Mardi 15 mars 2022 à 11h
INSP – Sorbonne Université – 4 place Jussieu – 75005 Paris – Barre 12-22, 4e étage, salle 426
Lukas Gerhard – Karlsruhe Institute of Technology (KIT)
Abstract
The scanning tunneling microscope (STM), relying on the overlap of wavefunctions of a sharp tip and a conductive sample, has proven to be an ideal tool for both measurement and manipulation of objects on the nanoscale. We have extended the possibilities of conventional STM and built up an STM with a highly efficient light collection setup, which enables us to control and detect electron photon interaction on the nanoscale1. I will present an overview of our experimental techniques and recent results with regard to light emission from single molecules. Single molecule light emitting sources suffer from an intrinsic contradictoriness: To conduct, the molecular orbitals need to hybridize with the electrodes, however, to emit light, they need to be decoupled from the electrodes to prevent fluorescence quenching.
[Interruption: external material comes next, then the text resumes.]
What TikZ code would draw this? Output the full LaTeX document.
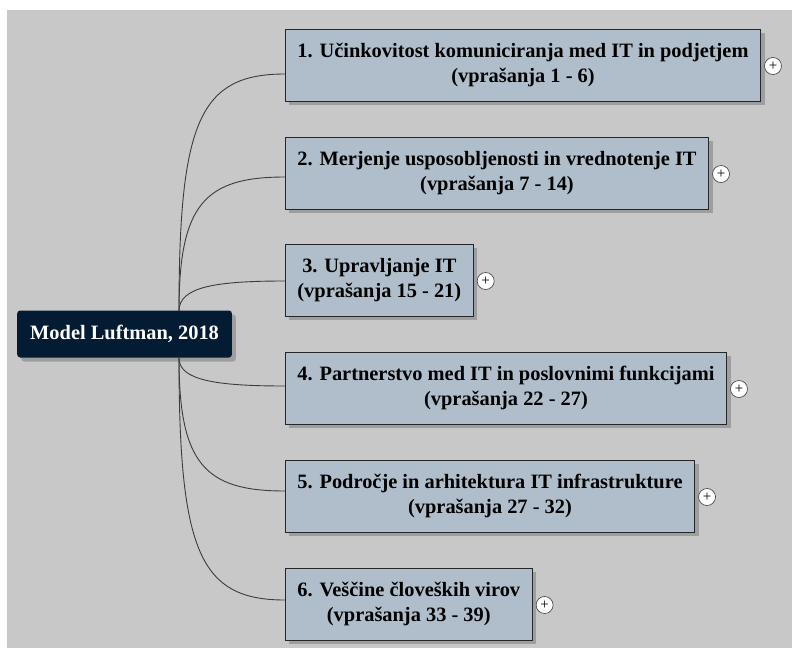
\documentclass[tikz,border=0pt]{standalone}
\usepackage{fontspec}
\setmainfont{Liberation Serif}
\usetikzlibrary{shadows}
\definecolor{Canvas}{RGB}{200,200,200}
\definecolor{Topic}{RGB}{176,190,204}
\definecolor{Root}{RGB}{3,27,51}
\definecolor{Shade}{RGB}{158,158,158}
\definecolor{Link}{RGB}{60,60,60}

\begin{document}
\begin{tikzpicture}[x=1pt,y=-1pt,
  topic/.style={draw=black!85, line width=0.9pt, fill=Topic, anchor=west, align=center,
    font=\fontsize{20.4}{25}\selectfont\bfseries, inner xsep=12pt, minimum height=72pt,
    drop shadow={shadow xshift=4pt, shadow yshift=-4pt, fill=Shade, opacity=1}},
  root/.style={fill=Root, text=white, rounded corners=3pt, anchor=west,
    font=\fontsize{20.4}{25}\selectfont\bfseries, inner xsep=13pt, minimum height=47pt,
    drop shadow={shadow xshift=4pt, shadow yshift=-4pt, fill=Shade, opacity=1}},
  plus/.style={circle, draw=black!70, line width=0.7pt, fill=white, minimum size=17pt,
    inner sep=0pt, font=\fontsize{15}{15}\selectfont},
  link/.style={draw=Link, line width=0.9pt}]
\useasboundingbox (0,0) rectangle (792,648);
\fill[Canvas] (7,10) rectangle (792,648);

% topics
\node[topic] (b1) at (285,65) {1. Učinkovitost komuniciranja med IT in podjetjem\\(vprašanja 1 - 6)};
\node[topic] (b2) at (285,173) {2. Merjenje usposobljenosti in vrednotenje IT\\(vprašanja 7 - 14)};
\node[topic] (b3) at (285,280) {3. Upravljanje IT\\(vprašanja 15 - 21)};
\node[topic] (b4) at (285,388) {4. Partnerstvo med IT in poslovnimi funkcijami\\(vprašanja 22 - 27)};
\node[topic] (b5) at (285,496) {5. Področje in arhitektura IT infrastrukture\\(vprašanja 27 - 32)};
\node[topic] (b6) at (285,604) {6. Veščine človeških virov\\(vprašanja 33 - 39)};

\node[root] (root) at (17,334) {Model Luftman, 2018};
\coordinate (hubN) at (179,311);
\coordinate (hubS) at (179,358);

% links
\draw[link] (hubN) .. controls +(0,-190) and +(-85,0) .. ([yshift=-9pt]b1.west);
\draw[link] (hubN) .. controls +(0,-107) and +(-80,0) .. ([yshift=-4pt]b2.west);
\draw[link] (hubN) .. controls +(0,-24) and +(-70,0) .. ([yshift=-1pt]b3.west);
\draw[link] (hubS) .. controls +(0,22) and +(-70,0) .. ([yshift=2pt]b4.west);
\draw[link] (hubS) .. controls +(0,106) and +(-80,0) .. ([yshift=5pt]b5.west);
\draw[link] (hubS) .. controls +(0,194) and +(-85,0) .. ([yshift=4pt]b6.west);

% expanders
\node[plus] (p1) at ([xshift=12pt,yshift=-1pt]b1.east) {+};
\node[plus] (p2) at ([xshift=12pt,yshift=-1pt]b2.east) {+};
\node[plus] (p3) at ([xshift=12pt,yshift=-1pt]b3.east) {+};
\node[plus] (p4) at ([xshift=12pt,yshift=-1pt]b4.east) {+};
\node[plus] (p5) at ([xshift=12pt,yshift=-1pt]b5.east) {+};
\node[plus] (p6) at ([xshift=12pt,yshift=-1pt]b6.east) {+};
\end{tikzpicture}
\end{document}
This is typically achieved by inserting a thin insulating layer. We present a promising alternative, that is the functionalization of the light-emitting chromophore with a spacer group that preferentially binds to the metal and decouples the chromophore. Recently, we have provided first evidence of sharp, reproducible emission lines from such self-decoupled molecules deposited directly on the underlying metal substrate. I will present possibilities of how to further boost the quantum efficiency of electroluminescence of individual quantum objects² and first evidence for single-photon emission from single molecules, i.e. single-photon or entangled photon nature of the emitted light.
- Edelmann, K. et al. Rev. Sci. Instrum. 89, 123107 (2018).
- Rai, V. et al. Nano Lett. 20, 7600–7605 (2020).